The Arabist

The Arabist

By Issandr El Amrani and friends.

Fighting corruption, recent history

Freedom House, a US lobbying group/think tank, offers an assessment of accountability, civil liberties, rule of law and corruption in Egypt as part of their 'Countries at the Crossroads' report. The report contains a summary of some of the developments in the four areas until September 2004.
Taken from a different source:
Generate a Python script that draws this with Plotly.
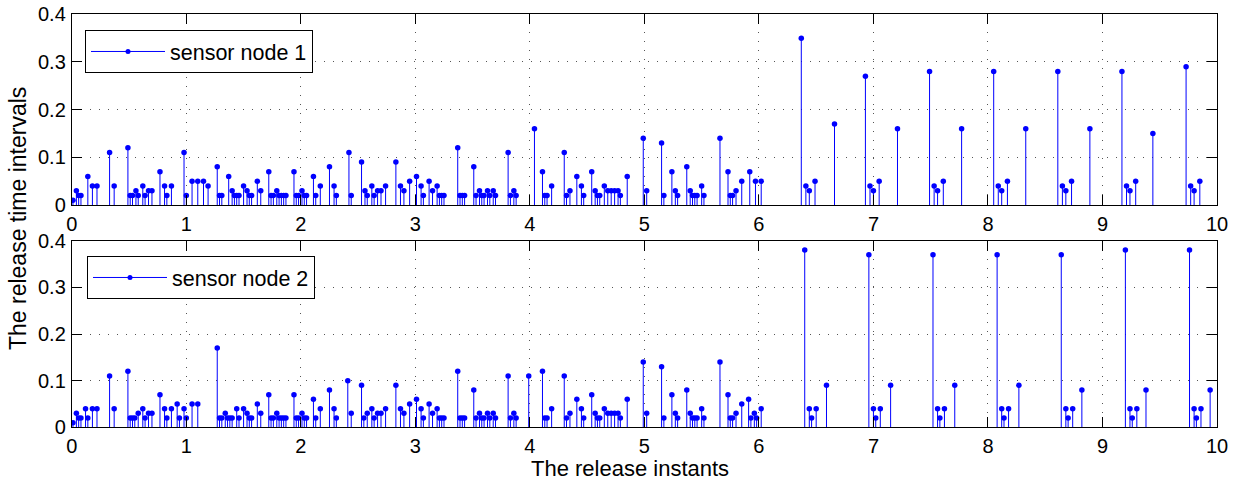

For me, the report raised two questions. Discussing recent anti-corruption efforts, it points out that

The campaign’s
near-total focus on senior officials in President Mubarak’s NDP has been
concurrent with the political rise of his son, leading to speculation that
the crackdown is simply clearing a path for an increasing public role for
Gamal....



Egypt has a number of agencies that could, if properly empowered
by the president, promote transparency and fight corruption. A central
auditing agency, working out of the prime minister’s office, is engaged
in privatization of government assets and strives for financial transparency.
42 The Administrative Control Authority is Egypt’s primary
anticorruption watchdog,43 although it does not have jurisdiction to
investigate accusations of corruption against certain categories of state
employees. All of these agencies are directly tied to the executive branch
and thus the presidency; therefore, reform (with public accountability
and transparency as part of that overall agenda) is only possible if the
president wants it.



Given the rumoured shake-out in the state-owned media, should we assume that the patronage networks at al-Ahram and al-Gomhouriyya will simply be replaced by new patronage networks headed by cronies loyal to the new generation of rulers rather than to the septuagenarian leadership? Or have the rules of the media in the Arab world changed so much - as Brian Whittaker suggested in his Guardian column a few days ago - that state media empires of the kind so useful to Safwat Sherif and his clients are a thing of the past?

A second question comes from the report's mention of a period of parliamentary diversity in Egypt after the 1987 elections, when independent and opposition MPs held 30% of the seats in parliament (the NDP has since taken firm control of parliament). Was this parliamentary diversity reflected in the broader political environment? Was the executive ever questioned or tested by parliament in this period? And how and why did Mubarak allow this diversity to come about? I'd be grateful if anyone can shed light on this.